**Stated exercise**
Exclude the pictures, then repeat the remaining data exactly.

══════════════════════════════

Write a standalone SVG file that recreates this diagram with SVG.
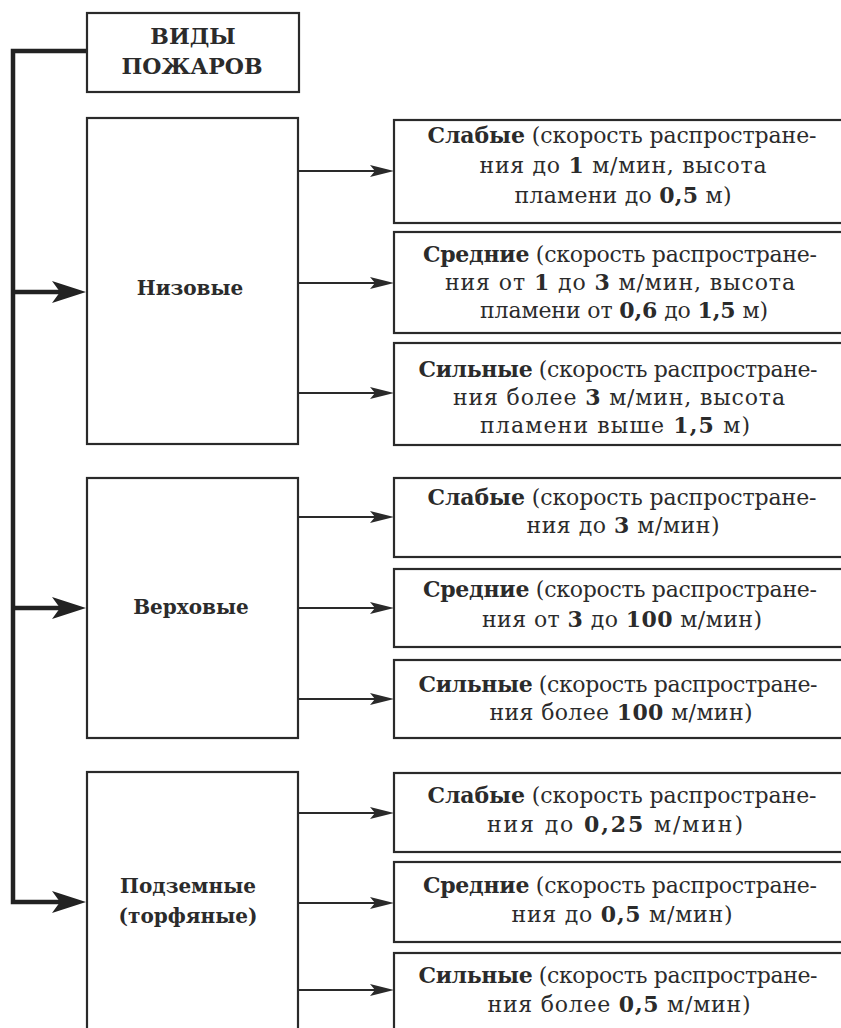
<svg xmlns="http://www.w3.org/2000/svg" width="841" height="1028" viewBox="0 0 841 1028">
<style>
.box{fill:#fff;stroke:#2a2a2a;stroke-width:2.2}
.t{font-family:"DejaVu Serif","Liberation Serif",serif;font-size:22px;fill:#2b2b2b;text-anchor:middle}
.l{font-size:20px}
.r{font-size:22px}
.b{font-weight:bold}
.main{fill:none;stroke:#222;stroke-width:4.5}
.sub{fill:none;stroke:#2a2a2a;stroke-width:2.2}
</style>
<defs>
<marker id="big" markerUnits="userSpaceOnUse" viewBox="0 0 34 22" refX="8" refY="11" markerWidth="34" markerHeight="22" orient="auto">
<path d="M0,0 L34,11 L0,22 L8,11 Z" fill="#222"/>
</marker>
<marker id="small" markerUnits="userSpaceOnUse" viewBox="0 0 24 12" refX="5" refY="6" markerWidth="24" markerHeight="12" orient="auto">
<path d="M0,0 L24,6 L0,12 L5,6 Z" fill="#2a2a2a"/>
</marker>
</defs>
<rect width="841" height="1028" fill="#fff"/>

<g id="connectors">
<path class="main" d="M87,51 H13 V902 H60" marker-end="url(#big)"/>
<path class="main" d="M13,292 H60" marker-end="url(#big)"/>
<path class="main" d="M13,608 H60" marker-end="url(#big)"/>
<path class="sub" d="M298,171 H375" marker-end="url(#small)"/>
<path class="sub" d="M298,283 H375" marker-end="url(#small)"/>
<path class="sub" d="M298,393 H375" marker-end="url(#small)"/>
<path class="sub" d="M298,517 H375" marker-end="url(#small)"/>
<path class="sub" d="M298,608 H375" marker-end="url(#small)"/>
<path class="sub" d="M298,699 H375" marker-end="url(#small)"/>
<path class="sub" d="M298,813 H375" marker-end="url(#small)"/>
<path class="sub" d="M298,903 H375" marker-end="url(#small)"/>
<path class="sub" d="M298,990 H375" marker-end="url(#small)"/>
</g>

<g id="root">
<rect class="box" x="87" y="13" width="212" height="79"/>
<text class="t r b" x="193" y="44">ВИДЫ</text>
<text class="t r b" x="192" y="74">ПОЖАРОВ</text>
</g>

<g id="nizovye">
<rect class="box" x="87" y="118" width="211" height="326"/>
<text class="t l b" x="190" y="295">Низовые</text>
</g>
<g id="verkhovye">
<rect class="box" x="87" y="478" width="211" height="260"/>
<text class="t l b" x="191" y="614">Верховые</text>
</g>
<g id="podzemnye">
<rect class="box" x="87" y="772" width="211" height="270"/>
<text class="t l b" x="188" y="893">Подземные</text>
<text class="t l b" x="188" y="923">(торфяные)</text>
</g>

<g id="niz-weak">
<rect class="box" x="394" y="120" width="460" height="103"/>
<text class="t" x="622" y="143" textLength="389" lengthAdjust="spacing"><tspan class="b">Слабые</tspan> (скорость распростране-</text>
<text class="t" x="623" y="173" textLength="287" lengthAdjust="spacing">ния до <tspan class="b">1</tspan> м/мин, высота</text>
<text class="t" x="623" y="203" textLength="217" lengthAdjust="spacing">пламени до <tspan class="b">0,5</tspan> м)</text>
</g>
<g id="niz-mid">
<rect class="box" x="394" y="232" width="460" height="101"/>
<text class="t" x="620" y="262" textLength="394" lengthAdjust="spacing"><tspan class="b">Средние</tspan> (скорость распростране-</text>
<text class="t" x="620" y="290" textLength="350" lengthAdjust="spacing">ния от <tspan class="b">1</tspan> до <tspan class="b">3</tspan> м/мин, высота</text>
<text class="t" x="624" y="318" textLength="288" lengthAdjust="spacing">пламени от <tspan class="b">0,6</tspan> до <tspan class="b">1,5</tspan> м)</text>
</g>
<g id="niz-strong">
<rect class="box" x="394" y="343" width="460" height="102"/>
<text class="t" x="618" y="377" textLength="399" lengthAdjust="spacing"><tspan class="b">Сильные</tspan> (скорость распростране-</text>
<text class="t" x="619" y="405" textLength="332" lengthAdjust="spacing">ния более <tspan class="b">3</tspan> м/мин, высота</text>
<text class="t" x="615" y="433" textLength="270" lengthAdjust="spacing">пламени выше <tspan class="b">1,5</tspan> м)</text>
</g>

<g id="ver-weak">
<rect class="box" x="394" y="478" width="460" height="79"/>
<text class="t" x="622" y="505" textLength="389" lengthAdjust="spacing"><tspan class="b">Слабые</tspan> (скорость распростране-</text>
<text class="t" x="623" y="533" textLength="193" lengthAdjust="spacing">ния до <tspan class="b">3</tspan> м/мин)</text>
</g>
<g id="ver-mid">
<rect class="box" x="394" y="569" width="460" height="78"/>
<text class="t" x="620" y="597" textLength="394" lengthAdjust="spacing"><tspan class="b">Средние</tspan> (скорость распростране-</text>
<text class="t" x="622" y="627" textLength="280" lengthAdjust="spacing">ния от <tspan class="b">3</tspan> до <tspan class="b">100</tspan> м/мин)</text>
</g>
<g id="ver-strong">
<rect class="box" x="394" y="660" width="460" height="78"/>
<text class="t" x="618" y="692" textLength="399" lengthAdjust="spacing"><tspan class="b">Сильные</tspan> (скорость распростране-</text>
<text class="t" x="621" y="720" textLength="263" lengthAdjust="spacing">ния более <tspan class="b">100</tspan> м/мин)</text>
</g>

<g id="pod-weak">
<rect class="box" x="394" y="773" width="460" height="79"/>
<text class="t" x="622" y="803" textLength="389" lengthAdjust="spacing"><tspan class="b">Слабые</tspan> (скорость распростране-</text>
<text class="t" x="615" y="832" textLength="256" lengthAdjust="spacing">ния до <tspan class="b">0,25</tspan> м/мин)</text>
</g>
<g id="pod-mid">
<rect class="box" x="394" y="862" width="460" height="80"/>
<text class="t" x="620" y="893" textLength="394" lengthAdjust="spacing"><tspan class="b">Средние</tspan> (скорость распростране-</text>
<text class="t" x="622" y="922" textLength="221" lengthAdjust="spacing">ния до <tspan class="b">0,5</tspan> м/мин)</text>
</g>
<g id="pod-strong">
<rect class="box" x="394" y="953" width="460" height="90"/>
<text class="t" x="618" y="983" textLength="399" lengthAdjust="spacing"><tspan class="b">Сильные</tspan> (скорость распростране-</text>
<text class="t" x="619" y="1012" textLength="263" lengthAdjust="spacing">ния более <tspan class="b">0,5</tspan> м/мин)</text>
</g>
</svg>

══════════════════════════════

**Solved exercise**
Write a standalone SVG file that recreates this diagram with SVG.
<svg xmlns="http://www.w3.org/2000/svg" width="841" height="1028" viewBox="0 0 841 1028">
<style>
.box{fill:#fff;stroke:#2a2a2a;stroke-width:2.2}
.t{font-family:"DejaVu Serif","Liberation Serif",serif;font-size:22px;fill:#2b2b2b;text-anchor:middle}
.l{font-size:20px}
.r{font-size:22px}
.b{font-weight:bold}
.main{fill:none;stroke:#222;stroke-width:4.5}
.sub{fill:none;stroke:#2a2a2a;stroke-width:2.2}
</style>
<defs>
<marker id="big" markerUnits="userSpaceOnUse" viewBox="0 0 34 22" refX="8" refY="11" markerWidth="34" markerHeight="22" orient="auto">
<path d="M0,0 L34,11 L0,22 L8,11 Z" fill="#222"/>
</marker>
<marker id="small" markerUnits="userSpaceOnUse" viewBox="0 0 24 12" refX="5" refY="6" markerWidth="24" markerHeight="12" orient="auto">
<path d="M0,0 L24,6 L0,12 L5,6 Z" fill="#2a2a2a"/>
</marker>
</defs>
<rect width="841" height="1028" fill="#fff"/>

<g id="connectors">
<path class="main" d="M87,51 H13 V902 H60" marker-end="url(#big)"/>
<path class="main" d="M13,292 H60" marker-end="url(#big)"/>
<path class="main" d="M13,608 H60" marker-end="url(#big)"/>
<path class="sub" d="M298,171 H375" marker-end="url(#small)"/>
<path class="sub" d="M298,283 H375" marker-end="url(#small)"/>
<path class="sub" d="M298,393 H375" marker-end="url(#small)"/>
<path class="sub" d="M298,517 H375" marker-end="url(#small)"/>
<path class="sub" d="M298,608 H375" marker-end="url(#small)"/>
<path class="sub" d="M298,699 H375" marker-end="url(#small)"/>
<path class="sub" d="M298,813 H375" marker-end="url(#small)"/>
<path class="sub" d="M298,903 H375" marker-end="url(#small)"/>
<path class="sub" d="M298,990 H375" marker-end="url(#small)"/>
</g>

<g id="root">
<rect class="box" x="87" y="13" width="212" height="79"/>
<text class="t r b" x="193" y="44">ВИДЫ</text>
<text class="t r b" x="192" y="74">ПОЖАРОВ</text>
</g>

<g id="nizovye">
<rect class="box" x="87" y="118" width="211" height="326"/>
<text class="t l b" x="190" y="295">Низовые</text>
</g>
<g id="verkhovye">
<rect class="box" x="87" y="478" width="211" height="260"/>
<text class="t l b" x="191" y="614">Верховые</text>
</g>
<g id="podzemnye">
<rect class="box" x="87" y="772" width="211" height="270"/>
<text class="t l b" x="188" y="893">Подземные</text>
<text class="t l b" x="188" y="923">(торфяные)</text>
</g>

<g id="niz-weak">
<rect class="box" x="394" y="120" width="460" height="103"/>
<text class="t" x="622" y="143" textLength="389" lengthAdjust="spacing"><tspan class="b">Слабые</tspan> (скорость распростране-</text>
<text class="t" x="623" y="173" textLength="287" lengthAdjust="spacing">ния до <tspan class="b">1</tspan> м/мин, высота</text>
<text class="t" x="623" y="203" textLength="217" lengthAdjust="spacing">пламени до <tspan class="b">0,5</tspan> м)</text>
</g>
<g id="niz-mid">
<rect class="box" x="394" y="232" width="460" height="101"/>
<text class="t" x="620" y="262" textLength="394" lengthAdjust="spacing"><tspan class="b">Средние</tspan> (скорость распростране-</text>
<text class="t" x="620" y="290" textLength="350" lengthAdjust="spacing">ния от <tspan class="b">1</tspan> до <tspan class="b">3</tspan> м/мин, высота</text>
<text class="t" x="624" y="318" textLength="288" lengthAdjust="spacing">пламени от <tspan class="b">0,6</tspan> до <tspan class="b">1,5</tspan> м)</text>
</g>
<g id="niz-strong">
<rect class="box" x="394" y="343" width="460" height="102"/>
<text class="t" x="618" y="377" textLength="399" lengthAdjust="spacing"><tspan class="b">Сильные</tspan> (скорость распростране-</text>
<text class="t" x="619" y="405" textLength="332" lengthAdjust="spacing">ния более <tspan class="b">3</tspan> м/мин, высота</text>
<text class="t" x="615" y="433" textLength="270" lengthAdjust="spacing">пламени выше <tspan class="b">1,5</tspan> м)</text>
</g>

<g id="ver-weak">
<rect class="box" x="394" y="478" width="460" height="79"/>
<text class="t" x="622" y="505" textLength="389" lengthAdjust="spacing"><tspan class="b">Слабые</tspan> (скорость распростране-</text>
<text class="t" x="623" y="533" textLength="193" lengthAdjust="spacing">ния до <tspan class="b">3</tspan> м/мин)</text>
</g>
<g id="ver-mid">
<rect class="box" x="394" y="569" width="460" height="78"/>
<text class="t" x="620" y="597" textLength="394" lengthAdjust="spacing"><tspan class="b">Средние</tspan> (скорость распростране-</text>
<text class="t" x="622" y="627" textLength="280" lengthAdjust="spacing">ния от <tspan class="b">3</tspan> до <tspan class="b">100</tspan> м/мин)</text>
</g>
<g id="ver-strong">
<rect class="box" x="394" y="660" width="460" height="78"/>
<text class="t" x="618" y="692" textLength="399" lengthAdjust="spacing"><tspan class="b">Сильные</tspan> (скорость распростране-</text>
<text class="t" x="621" y="720" textLength="263" lengthAdjust="spacing">ния более <tspan class="b">100</tspan> м/мин)</text>
</g>

<g id="pod-weak">
<rect class="box" x="394" y="773" width="460" height="79"/>
<text class="t" x="622" y="803" textLength="389" lengthAdjust="spacing"><tspan class="b">Слабые</tspan> (скорость распростране-</text>
<text class="t" x="615" y="832" textLength="256" lengthAdjust="spacing">ния до <tspan class="b">0,25</tspan> м/мин)</text>
</g>
<g id="pod-mid">
<rect class="box" x="394" y="862" width="460" height="80"/>
<text class="t" x="620" y="893" textLength="394" lengthAdjust="spacing"><tspan class="b">Средние</tspan> (скорость распростране-</text>
<text class="t" x="622" y="922" textLength="221" lengthAdjust="spacing">ния до <tspan class="b">0,5</tspan> м/мин)</text>
</g>
<g id="pod-strong">
<rect class="box" x="394" y="953" width="460" height="90"/>
<text class="t" x="618" y="983" textLength="399" lengthAdjust="spacing"><tspan class="b">Сильные</tspan> (скорость распростране-</text>
<text class="t" x="619" y="1012" textLength="263" lengthAdjust="spacing">ния более <tspan class="b">0,5</tspan> м/мин)</text>
</g>
</svg>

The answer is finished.